Hongfang Liu has been named the inaugural chair of the new Department of Quantitative and Systems Health Sciences at Dell Medical School at the University of Texas at Austin (UT Austin) and will serve as chief translational artificial intelligence (AI) and informatics officer for UT Dell Medical Center.
Liu, who assumed the roles effective May 18, also will hold the Carolyn and Kenneth Shine Endowed Chair in Artificial Intelligence. She will help lead the school’s push to build an AI-native academic health system.
The new department is scheduled to officially launch Aug. 31 and will integrate AI, data science, and systems-level approaches to advance discovery, strengthen healthcare innovation, and support interdisciplinary training in computational and translational medicine.
In her additional role as chief translational AI and informatics officer, Liu will provide strategic academic leadership across clinical care, research, education, and operational innovation – helping embed AI throughout UT Dell Medical Center and Dell Medical School.
“Dr. Liu is one of the nation’s foremost leaders in translational AI and biomedical informatics,” said Claudia F. Lucchinetti, dean of Dell Medical School and senior vice president for medical affairs at the University of Texas at Austin.
“She has repeatedly demonstrated the ability to build transformative programs at institutional and national scale,” she continued, “From enterprise AI infrastructure and digital health innovation to multi-institutional research collaborations that directly improve patient care.”

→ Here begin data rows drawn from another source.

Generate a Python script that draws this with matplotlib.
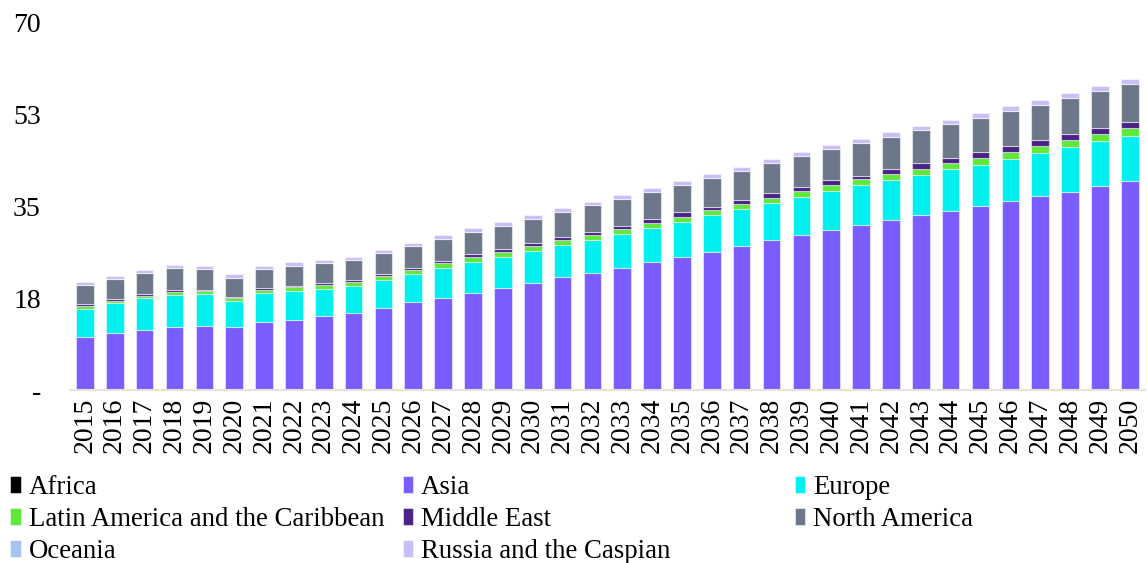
import matplotlib
matplotlib.use("Agg")
import matplotlib.pyplot as plt
import numpy as np

plt.rcParams["font.family"] = ["Liberation Serif", "DejaVu Serif"]

# years on the x axis
years = list(range(2015, 2051))

# stacked values, bottom to top
africa = [0] * 19 + [0.15] * 12 + [0.25] * 2 + [0.35] * 3
asia = [10.19, 10.95, 11.58, 12.15, 12.34, 12.10, 13.10, 13.37, 14.19, 14.82,
        15.77, 16.80, 17.68, 18.63, 19.58, 20.53, 21.62, 22.44, 23.39, 24.27,
        25.34, 26.29, 27.37, 28.46, 29.53, 30.48, 31.37, 32.33, 33.22, 34.10,
        35.05, 35.79, 36.74, 37.52, 38.55, 39.55]
europe = [5.39, 5.66, 5.98, 6.10, 5.98, 5.00, 5.41, 5.58, 5.14, 5.09,
          5.33, 5.45, 5.71, 5.85, 5.90, 6.10, 6.04, 6.29, 6.36, 6.59,
          6.67, 6.93, 6.99, 7.05, 7.18, 7.37, 7.56, 7.49, 7.62, 7.81,
          7.81, 8.06, 8.19, 8.46, 8.50, 8.63]
latam = [0.57, 0.44, 0.50, 0.50, 0.57, 0.51, 0.63, 0.70, 0.70, 0.76,
         0.70, 0.76, 0.84, 0.90, 0.90, 0.90, 0.95, 0.95, 1.00, 0.95,
         0.90, 0.95, 1.00, 1.07, 1.09, 1.14, 1.14, 1.28, 1.20, 1.28,
         1.33, 1.33, 1.39, 1.39, 1.41, 1.41]
middle_east = [0.27, 0.30, 0.38, 0.38, 0.25, 0.25, 0.32, 0.30, 0.44, 0.38,
               0.44, 0.38, 0.50, 0.57, 0.63, 0.63, 0.69, 0.57, 0.63, 0.70,
               0.90, 0.69, 0.82, 0.84, 0.76, 0.90, 0.69, 0.90, 1.09, 0.82,
               1.03, 1.01, 1.01, 1.09, 1.07, 1.14]
north_america = [3.73, 3.87, 4.00, 4.25, 3.94, 3.62, 3.62, 3.81, 3.81, 3.87,
                 4.00, 4.13, 4.19, 4.30, 4.38, 4.57, 4.76, 5.03, 5.14, 5.20,
                 5.14, 5.52, 5.47, 5.64, 5.83, 5.83, 6.23, 6.10, 6.21, 6.48,
                 6.53, 6.67, 6.80, 6.86, 7.05, 7.16]
oceania = [0] * 36
russia = [0.51, 0.63, 0.57, 0.57, 0.63, 0.64, 0.63, 0.65, 0.51, 0.51,
          0.57, 0.51, 0.65, 0.65, 0.65, 0.65, 0.65, 0.63, 0.65, 0.70,
          0.82, 0.76, 0.76, 0.84, 0.90, 0.90, 0.76, 0.88, 0.90, 0.90,
          0.90, 0.95, 0.95, 0.95, 1.03, 0.95]

series = [
    ("Africa", africa, "#000000"),
    ("Asia", asia, "#7b5cff"),
    ("Europe", europe, "#00f0f0"),
    ("Latin America and the Caribbean", latam, "#5ee83a"),
    ("Middle East", middle_east, "#4b2286"),
    ("North America", north_america, "#6c7889"),
    ("Oceania", oceania, "#a3c4f0"),
    ("Russia and the Caspian", russia, "#c9bff7"),
]

yticks = [0, 17.5, 35, 52.5, 70]
ytick_labels = ["-", "18", "35", "53", "70"]

fig = plt.figure(figsize=(11.47, 5.63), dpi=100)
ax = fig.add_axes([0.061, 0.3064, 0.937, 0.6533])

x = np.arange(len(years))
bottom = np.zeros(len(years))
handles = {}
for name, vals, color in series:
    vals = np.array(vals, dtype=float)
    bars = ax.bar(x, vals, 0.59, bottom=bottom, color=color,
                  edgecolor=(1, 1, 1, 0.5), linewidth=0.8, label=name)
    handles[name] = bars
    bottom += vals

ax.set_xlim(-0.5, 35.5)
ax.set_ylim(0, 70)
ax.set_yticks(yticks)
ax.set_yticklabels(ytick_labels, fontsize=20)
ax.set_xticks(x)
ax.set_xticklabels([str(y) for y in years], rotation=90, fontsize=20)
ax.tick_params(axis="y", length=0, pad=21)
ax.tick_params(axis="x", length=0, pad=5)
for s in ["top", "right", "left"]:
    ax.spines[s].set_visible(False)
ax.spines["bottom"].set_color("#e6e2d8")
ax.spines["bottom"].set_linewidth(1.5)

# legend laid out row by row in three equal columns
columns = [
    ["Africa", "Latin America and the Caribbean", "Oceania"],
    ["Asia", "Middle East", "Russia and the Caspian"],
    ["Europe", "North America"],
]
col_x = [0.009, 0.351, 0.693]
for cx, names in zip(col_x, columns):
    fig.legend([handles[n] for n in names], names, loc="upper left",
               bbox_to_anchor=(cx, 0.156), frameon=False, fontsize=19.3,
               handlelength=0.38, handleheight=0.6, handletextpad=0.3,
               labelspacing=0.25, borderaxespad=0, borderpad=0)

fig.savefig("out.png", dpi=100)
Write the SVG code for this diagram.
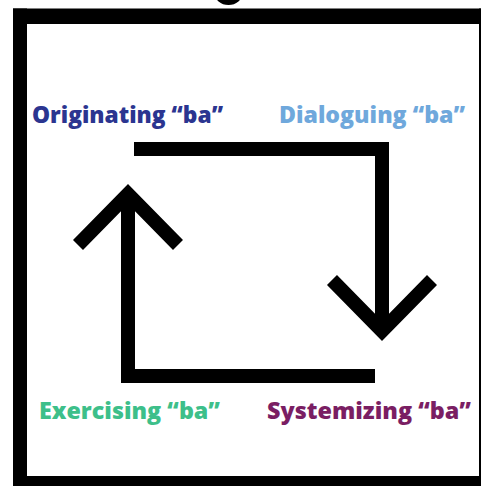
<svg xmlns="http://www.w3.org/2000/svg" width="481" height="486" viewBox="0 0 481 486">
  <defs>
    <style>
      .frame { fill: #000; }
      .flow { fill: none; stroke: #000; stroke-width: 14; stroke-linecap: butt; stroke-linejoin: miter; }
      .label { font-family: "Open Sans", "Noto Sans", "DejaVu Sans", sans-serif; font-weight: 800; font-size: 23.2px; }
    </style>
  </defs>
  <rect width="481" height="486" fill="#fff"/>

  <!-- heavy outer frame, running off the right and bottom edges -->
  <g id="frame">
    <rect class="frame" x="13" y="8.5" width="468" height="15.5"/>
    <rect class="frame" x="13" y="8.5" width="14" height="477.5"/>
    <rect class="frame" x="479" y="8.5" width="2" height="477.5"/>
    <rect class="frame" x="13" y="476" width="468" height="10"/>
    <ellipse class="frame" cx="228.5" cy="-7" rx="14" ry="12"/>
  </g>

  <!-- cycle arrows -->
  <g id="connectors">
    <path class="flow" d="M134 149 H382 V332"/>
    <path class="flow" d="M332 280 L382 331 L432 280"/>
    <path class="flow" d="M375 376 H128 V195"/>
    <path class="flow" d="M78 245 L128 194 L178 245"/>
  </g>

  <g id="originating">
    <text class="label" x="32" y="123" fill="#2b3590" textLength="191" lengthAdjust="spacingAndGlyphs">Originating “ba”</text>
  </g>
  <g id="dialoguing">
    <text class="label" x="279" y="123" fill="#6fa8dc" textLength="186" lengthAdjust="spacingAndGlyphs">Dialoguing “ba”</text>
  </g>
  <g id="exercising">
    <text class="label" x="39" y="419" fill="#3dbf8a" textLength="181" lengthAdjust="spacingAndGlyphs">Exercising “ba”</text>
  </g>
  <g id="systemizing">
    <text class="label" x="267" y="419" fill="#7a1e63" textLength="204" lengthAdjust="spacingAndGlyphs">Systemizing “ba”</text>
  </g>
</svg>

‘Her leadership will be instrumental in shaping the future of AI-enabled medicine at UT Austin,” Lucchinetti said.
According to the university, Liu’s recruitment marks a major milestone in UT-Austin’s effort to create a seamless, digitally enabled academic health system. Her work has focused on turning large-scale biomedical data into actionable knowledge to advance precision medicine and improve patient outcomes.

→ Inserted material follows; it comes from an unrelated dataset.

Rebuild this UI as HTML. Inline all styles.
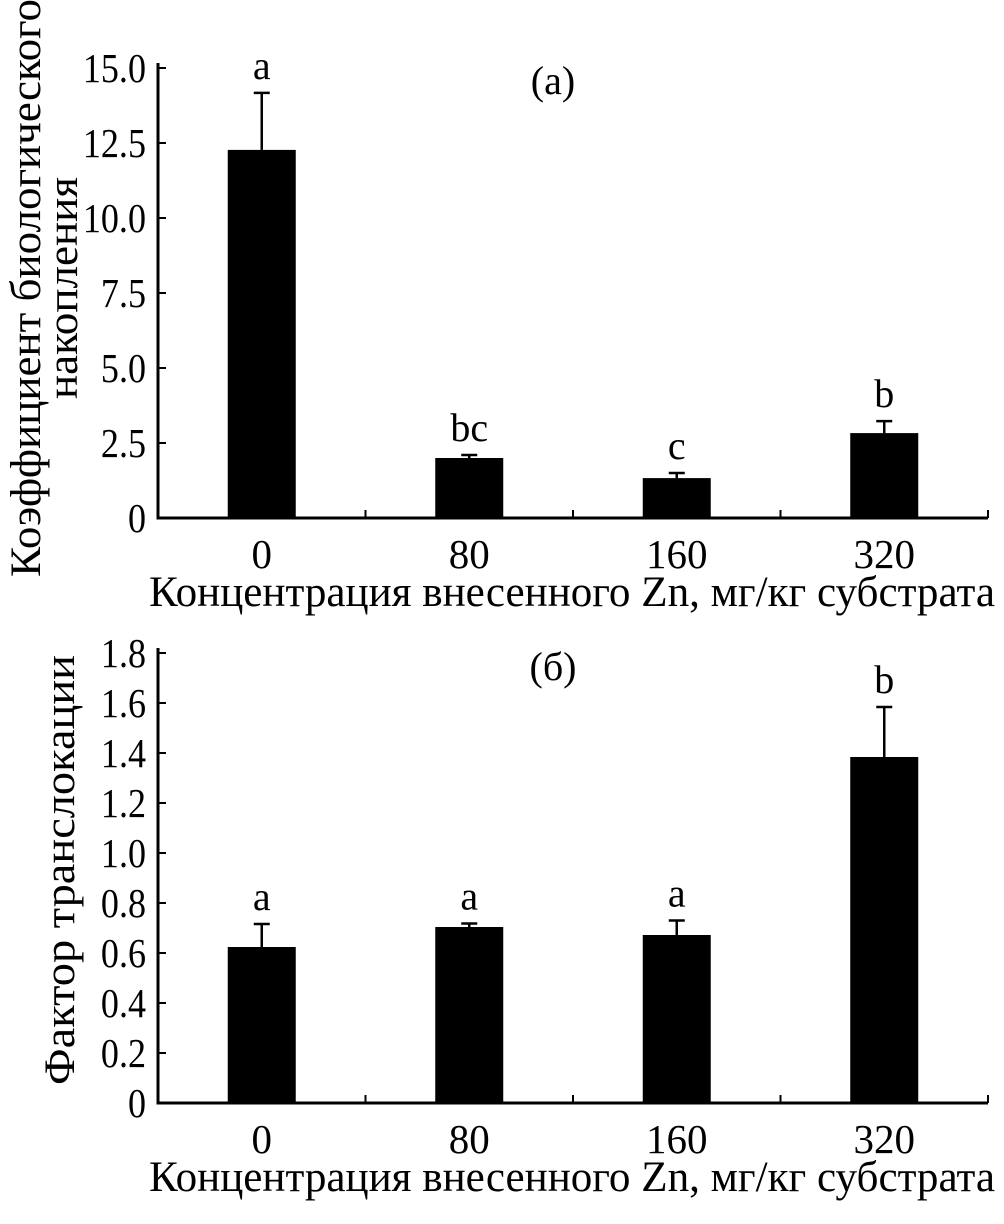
<!DOCTYPE html>
<html><head><meta charset="utf-8"><style>
body{margin:0;background:#fff}
svg{display:block;font-family:"Liberation Serif",serif}
</style></head><body>
<svg id="c" width="1004" height="1224"></svg>
<script>
const categories=["0","80","160","320"];
const valuesA=[12.27,2.0,1.33,2.83];
const errorsA=[1.9,0.1,0.17,0.4];
const lettersA=["a","bc","c","b"];
const ticksA=[0,2.5,5.0,7.5,10.0,12.5,15.0];
const tickLabelsA=["0","2.5","5.0","7.5","10.0","12.5","15.0"];
const valuesB=[0.624,0.704,0.672,1.384];
const errorsB=[0.092,0.014,0.058,0.2];
const lettersB=["a","a","a","b"];
const ticksB=[0,0.2,0.4,0.6,0.8,1.0,1.2,1.4,1.6,1.8];
const tickLabelsB=["0","0.2","0.4","0.6","0.8","1.0","1.2","1.4","1.6","1.8"];
const NS="http://www.w3.org/2000/svg";
const svg=document.getElementById('c');
function el(t,a,p){const e=document.createElementNS(NS,t);for(const k in a)e.setAttribute(k,a[k]);(p||svg).appendChild(e);return e;}
function panel(o){
  const g=el('g',{});
  
  
  const x0=158,x1=988,y0=o.y0,yT=o.yTop,max=o.max;
  const ys=v=>y0-(v/max)*(y0-yT);
  const bw=(x1-x0)/categories.length;
  const xc=i=>x0+bw*(i+0.5);
  const ax=el('path',{d:`M${x0} ${yT-5}V${y0}H${x1}`,stroke:'#000','stroke-width':3,fill:'none'},g);
  
  
  o.ticks.forEach((t,i)=>{
    el('line',{x1:x0,x2:x0+8,y1:ys(t),y2:ys(t),stroke:'#000','stroke-width':2},g);
    const tx=el('text',{x:0,y:0,'text-anchor':'end','font-size':41,transform:`translate(${x0-12},${ys(t)+14}) scale(0.88,1)`},g);
    tx.textContent=o.tickLabels[i];
    
    
  });
  for(let i=1;i<=categories.length;i++)el('line',{x1:x0+bw*i,x2:x0+bw*i,y1:y0,y2:y0-8,stroke:'#000','stroke-width':2},g);
  categories.forEach((c,i)=>{
    const v=o.values[i],e=o.errors[i];
    el('line',{x1:xc(i),x2:xc(i),y1:ys(v),y2:ys(v+e),stroke:'#000','stroke-width':2.5},g);
    el('line',{x1:xc(i)-8,x2:xc(i)+8,y1:ys(v+e),y2:ys(v+e),stroke:'#000','stroke-width':2.5},g);
    const r=el('rect',{x:xc(i)-34,y:ys(v),width:68,height:y0-ys(v),fill:'#000'},g);
    
    
    const l=el('text',{x:xc(i),y:ys(v+e)-14,'text-anchor':'middle','font-size':40},g);
    l.textContent=o.letters[i];
    
    
    const xl=el('text',{x:xc(i),y:y0+50,'text-anchor':'middle','font-size':41},g);
    xl.textContent=c;
    
    
  });
  const xt=el('text',{x:572,y:y0+88,'text-anchor':'middle','font-size':43,textLength:846,lengthAdjust:'spacingAndGlyphs'},g);
  xt.textContent="Концентрация внесенного Zn, мг/кг субстрата";
  
  
  const pl=el('text',{x:553,y:o.labelY,'text-anchor':'middle','font-size':40},g);
  pl.textContent=o.label;
  
  
  o.ytitle.forEach((t,i)=>{
    const yt=el('text',{'text-anchor':'middle','font-size':43,transform:`translate(${o.ytx[i]},${o.yty}) rotate(-90)`},g);
    if(o.ylen[i]){yt.setAttribute('textLength',o.ylen[i]);yt.setAttribute('lengthAdjust','spacingAndGlyphs');}
    yt.textContent=t;
    
    
  });
}
panel({name:'chart-a',y0:518,yTop:68,max:15,ticks:ticksA,tickLabels:tickLabelsA,values:valuesA,errors:errorsA,letters:lettersA,label:'(a)',labelY:94,ytitle:['Коэффициент биологического','накопления'],ytx:[40,77],yty:288,ylen:[578,222]});
panel({name:'chart-b',y0:1103,yTop:653,max:1.8,ticks:ticksB,tickLabels:tickLabelsB,values:valuesB,errors:errorsB,letters:lettersB,label:'(б)',labelY:680,ytitle:['Фактор транслокации'],ytx:[74],yty:870,ylen:[430]});
</script>
</body></html>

Liu joins UT Austin from senior leadership posts at UTHealth Houston and Mayo Clinic, where she built internationally recognized programs in biomedical informatics, translational AI, digital health, and real-world data science.
At Mayo Clinic, she led development of enterprise-scale data platforms and the Clinical Language Analytics Service Infrastructure, an AI-powered natural language processing platform that supported more than 800 research projects and over 50 National Institutes of Health-funded studies.
She also led the Open Health Natural Language Processing consortium, which created widely used open-source tools for biomedical NLP.
Since joining UTHealth Houston in 2023 under a Cancer Prevention and Research Institute of Texas Established Investigator Award, Liu has led major UT System initiatives, including the Health Intelligence Platform and the UT REAL-Health AI Pilot Program to promote responsible AI deployment in healthcare.
“Healthcare is entering a transformative era where artificial intelligence, computational medicine and human-centered care must evolve together,” Liu said. “UT Austin and Dell Medical School have a unique opportunity to build a truly integrated academic health ecosystem that combines technological innovation, interdisciplinary collaboration, discovery science and clinical excellence to improve health for individuals and populations alike.”